Lihat ke Halaman Asli

Tenggelamnya Louis Van Gaal

Diperbarui: 24 Mei 2016   15:46

Kompasiana adalah platform blog. Konten ini menjadi tanggung jawab bloger dan tidak mewakili pandangan redaksi Kompas.

Sumber Gambar: rangado.hu

Ingin sekali rasanya membayangkan bagaimana ekspresi Louis Van Gaal ketika menerima surat pemecatan dari manajemen Manchester United. Yang jelas, hal itu bukanlah hal yag menggembirakan, melainkan seperti serangan kekhawatiran bertubi-tubi yang akhirnya masuk menembus jala kenyataan. Seperti itulah mungkin bagaimana LVG merasakannya.

Lebih ironisnya, surat perpisahan itu ditulis oleh sang kekasih hanya beberapa jam setelah azimat piala FA Cup ia berikan kepada sang pujaan hati. Ya, sekejam inilah Liga Inggris. Ketika segenap pucuk pengharapan seorang LVG, pelatih dengan ideaisme total football ala ‘kompeni’ telah dipatahkan oleh tim yang bermarkas di Old Trafford yang penuh dengan adat. Mungkin setelah ini, Si Tulip Besi memilih berlayar ke Batavia, bersama Ryan Giggs atau Fellaini asisten setianya, untuk menulis di kolom-kolom surat kabar nasional tentang perjalanan hidupnya. Sebelum akhirnya tenggelam bersama Van Der Wijck.

Tampaknya sepeninggalan Sir Alex Ferguson, Manchester United seperti tim yang kehilangan daya magisnya. Tekanan dari media dan juga (terutama) fans harus mendepak David Moyes yang belum genap 1 dari 6 musim kontrak untuk menduduki kursi yang ditinggalkan oleh Sir Alex. Ryan Giggs pun sempat ditunjuk sebagai pelatih sementara, sebelum akhirnya LVG datang dengan harapan menjadi juru selamat bagi tim pemilik 20 trophy Liga Inggris itu. Harapan begitu besar tampak sangat nyata dengan nama besarnya. Tak pelak, banyak yang berekspektasi begitu besar terhadap LVG untuk kembali memanaskan bursa juara liga Inggris di musim-musim berikutnya.

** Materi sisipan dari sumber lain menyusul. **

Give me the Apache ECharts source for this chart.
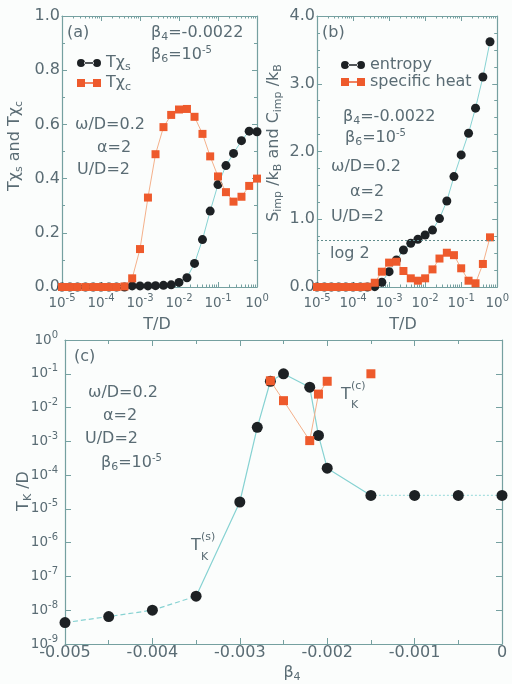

Namun sepertinya, nafsu penggemar dan sarkasme khas media Inggris memang sulit dibendung, bahkan oleh seorang pelatih sekelas Louis Van Gaal sekalipun. Transisi senilai 250 Juta Pounds dan juga kebijakannya mendepak pemain-pemain utama seperti Robin Van Persie, Javier Hernandez, Angel Di Maria, dan juga Danny Welbeck, menjadikannya sorotan utama dalam setiap ketidakpuasan akan hasil pertandingan. Puncaknya adalah kekalahan Manchester United ketika bertandang ke Wolfsburg pada kompetisi kasta teringgi Eropa.

Media dan fans menyerang LVG membabi buta, baik itu di media cetak, nasional, maupun media sosial. menjustifikasi LVG sebagai pelatih yang hanya meghambur-hamburkan uang tanpa memberikan hasil yang jelas kepada tim. Kalau di Indonesia, LVG mungkin sudah dipanggil KPK untuk memberikan keterangan akan laporan dugaan penyalahgunaan anggaran, diperiksa berjam-jam lamanya sebelum akhirnya keluar untuk memberikan statement-statement diplomatis untuk mengambangkan situasi sebenarnya.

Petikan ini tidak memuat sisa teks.